You can read the security advisory announcement [2]here .
[1] https://www.phoronix.com/news/X.Org-CVE-2024-9632
[2] https://lists.x.org/archives/xorg-announce/2024-October/003545.html
Wayland can not get here soon enough (Score:2)
Not only Xfree86 (to distingish it from the plaform formerly known as Twitter) has a creacking and archaic codebase, it also is not suitable for the modern way to compute (smart devices instead of dumb graphic terminals). Yes, we lose some mighty powerfull features along the way, But I trust that the returns (mainly in performance and ease of maintenance) will outweight the lost features...
Anywho, again, Wayland can not get here soon enough.
Re: (Score:2)
> it also is not suitable for the modern way to compute (smart devices instead of dumb graphic terminals).
I disagree. It not being "modern" does not imply it not being a good option.
Not that big an issue (Score:2)
It requires a computer with X11 and users not also having root. That is not that common a set-up. Obviously, it exists.
Wasn't this known about? (Score:2)
I swear this has been a known attack vector for a long time. When I took my CEH back in 2010'ish, my sans instructor was talking about using malicious images to take over linux gui's.
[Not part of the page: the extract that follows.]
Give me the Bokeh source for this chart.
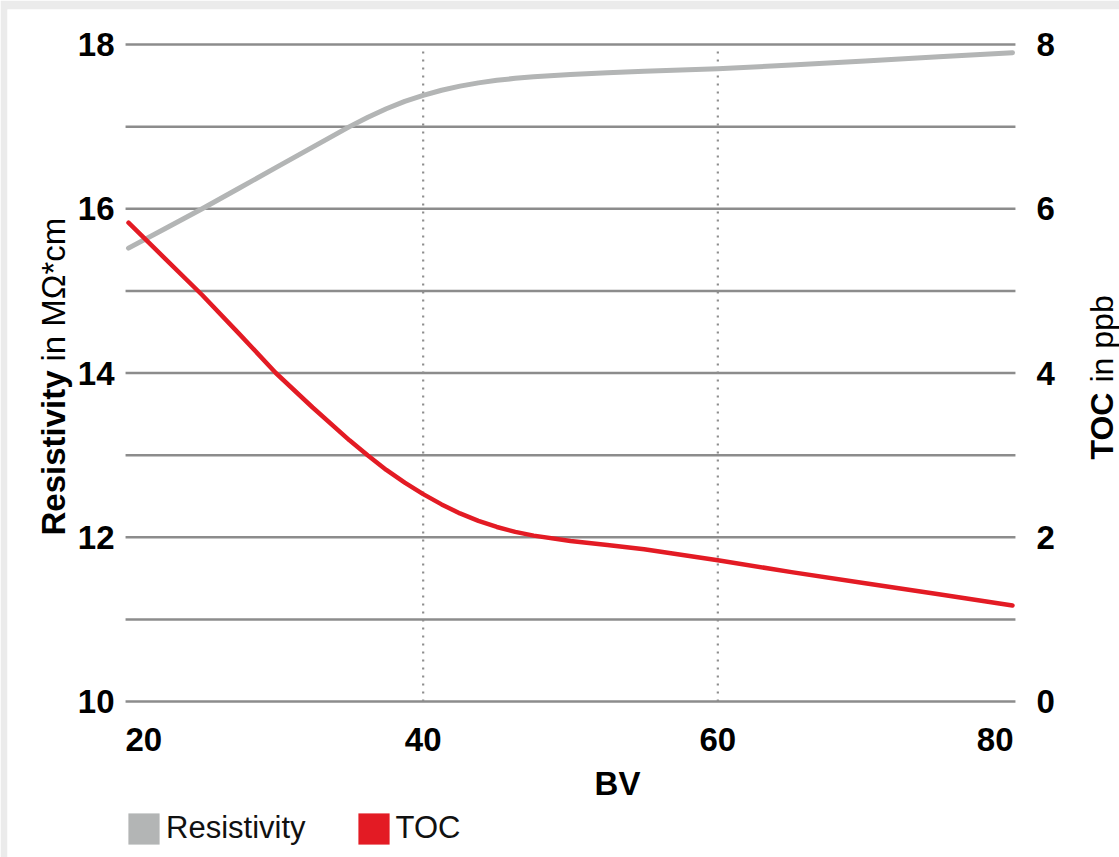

How is XWayland affected? (Score:2)
I don't think XWayland runs as root. How is it affected by this privilege escalation?
Consider this. (Score:5, Insightful)
If this is kind of thing has lurked in a widely reviewed codebase for 18 years, how long do you think it will take to identify all the nasty bugs in all the different Wayland clients?
Re: Consider this. (Score:2)
I think one of the justifications for Wayland was the kludge upon kludge quality of xorg's code.
Re: (Score:2)
> I think one of the justifications for Wayland was the kludge upon kludge quality of xorg's code.
'Cause new code is never kludgy ...
Re: (Score:3)
Or the classic shit that is Windows. Just saying, while we're talking about legacy shit code.
Re: (Score:2)
Wayland has a much more secure architecture by default, with far less code running with high privileges.